The bearing of our griefs and carrying of our sorrows very clearly presage the atoning mission of the first coming of the Messiah. In that appearance, he comes not to rule the world, but to redeem the individual. Isaiah continues the them of rejection, highlighting the sad incongruity of Israel's rejection of the very one who had come to lift their burdens from them. "The word "sorrows" is more literally "pains," and the word "grief" is more literally "sickness." (Barney, Kevin. "Translation question on Isaiah 53:3" January 16, 2000, Scripture-L.)
As Barney also suggests, the reversal of the two elements "sorrows/pains" and "grief/sickness" creates a tighter poetic coupling between verses 3 and 4, with a chiastic reversal of the elements from one verse to the next. This suggests that there is a poetic point that is being made, and is probably made on the "pains/sickness" meanings.
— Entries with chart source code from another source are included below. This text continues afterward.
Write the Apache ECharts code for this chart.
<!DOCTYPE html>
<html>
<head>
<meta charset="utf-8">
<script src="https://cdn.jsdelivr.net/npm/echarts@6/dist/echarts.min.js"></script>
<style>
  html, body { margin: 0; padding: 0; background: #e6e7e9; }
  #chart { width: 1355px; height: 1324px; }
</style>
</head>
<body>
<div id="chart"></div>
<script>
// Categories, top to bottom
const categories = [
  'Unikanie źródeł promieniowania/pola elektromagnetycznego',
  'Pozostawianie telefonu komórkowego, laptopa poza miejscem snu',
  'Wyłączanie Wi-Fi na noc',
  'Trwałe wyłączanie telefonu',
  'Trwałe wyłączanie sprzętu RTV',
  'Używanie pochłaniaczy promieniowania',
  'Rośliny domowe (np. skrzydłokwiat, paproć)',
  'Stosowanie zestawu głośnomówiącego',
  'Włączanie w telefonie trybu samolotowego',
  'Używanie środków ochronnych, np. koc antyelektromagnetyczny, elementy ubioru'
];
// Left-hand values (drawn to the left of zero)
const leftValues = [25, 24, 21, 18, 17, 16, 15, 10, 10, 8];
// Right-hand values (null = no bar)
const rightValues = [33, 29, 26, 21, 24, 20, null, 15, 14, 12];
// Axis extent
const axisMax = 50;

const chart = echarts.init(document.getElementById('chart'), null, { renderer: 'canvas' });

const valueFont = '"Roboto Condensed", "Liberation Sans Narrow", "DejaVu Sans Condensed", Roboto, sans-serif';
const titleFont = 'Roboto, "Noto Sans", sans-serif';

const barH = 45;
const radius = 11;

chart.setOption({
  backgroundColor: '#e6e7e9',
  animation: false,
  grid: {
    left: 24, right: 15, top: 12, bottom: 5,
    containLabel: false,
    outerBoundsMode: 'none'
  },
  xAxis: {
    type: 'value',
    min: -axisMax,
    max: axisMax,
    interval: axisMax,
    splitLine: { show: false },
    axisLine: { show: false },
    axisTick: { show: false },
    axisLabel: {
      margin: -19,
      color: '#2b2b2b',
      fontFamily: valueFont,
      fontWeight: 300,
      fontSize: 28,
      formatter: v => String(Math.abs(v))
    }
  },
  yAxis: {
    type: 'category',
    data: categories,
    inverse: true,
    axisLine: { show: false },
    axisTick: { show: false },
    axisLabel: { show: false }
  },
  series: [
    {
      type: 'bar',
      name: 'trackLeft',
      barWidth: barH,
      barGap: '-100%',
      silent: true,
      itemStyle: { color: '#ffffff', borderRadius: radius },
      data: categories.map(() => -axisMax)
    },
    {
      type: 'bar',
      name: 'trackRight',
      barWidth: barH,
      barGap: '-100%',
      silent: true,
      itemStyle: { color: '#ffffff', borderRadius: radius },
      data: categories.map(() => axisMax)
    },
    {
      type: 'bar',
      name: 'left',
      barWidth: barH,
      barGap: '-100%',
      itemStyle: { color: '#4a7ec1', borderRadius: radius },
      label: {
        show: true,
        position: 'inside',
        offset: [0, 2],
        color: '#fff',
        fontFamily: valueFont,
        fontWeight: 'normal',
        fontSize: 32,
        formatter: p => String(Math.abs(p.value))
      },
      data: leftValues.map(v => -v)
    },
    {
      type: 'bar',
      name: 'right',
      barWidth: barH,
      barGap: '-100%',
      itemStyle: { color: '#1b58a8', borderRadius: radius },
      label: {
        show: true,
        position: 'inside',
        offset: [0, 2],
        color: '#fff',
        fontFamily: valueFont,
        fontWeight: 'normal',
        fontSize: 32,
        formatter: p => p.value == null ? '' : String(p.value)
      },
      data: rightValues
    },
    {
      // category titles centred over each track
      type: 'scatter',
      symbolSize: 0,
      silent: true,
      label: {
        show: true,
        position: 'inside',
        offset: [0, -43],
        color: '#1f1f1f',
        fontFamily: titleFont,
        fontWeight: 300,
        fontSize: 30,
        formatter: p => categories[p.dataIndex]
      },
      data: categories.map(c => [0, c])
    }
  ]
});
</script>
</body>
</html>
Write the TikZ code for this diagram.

The atoning Messiah is a man of pain and sickness because he is mortal, and his undertanding of our pain and sickness allows him to carry those burdens for us.
It is possible that the somewhat cleaner connotations of griefs and sorrows grew from the tendency in Christianity to emphasize Christ's perfection, which of course (in that line of thought) would not allow such a thing as a physical ailment such as a sickness, nor perhaps even the mortal pain associated with manual labor. This later tendency to remove Jesus' essential humanity in favor of exalting his obvious deity does not describe the Messiah Isaiah, who was human, and subject to physical ailment and labor. It is that contradictory image of the very human and the very divine that is at the heart of Isaiah's declaration.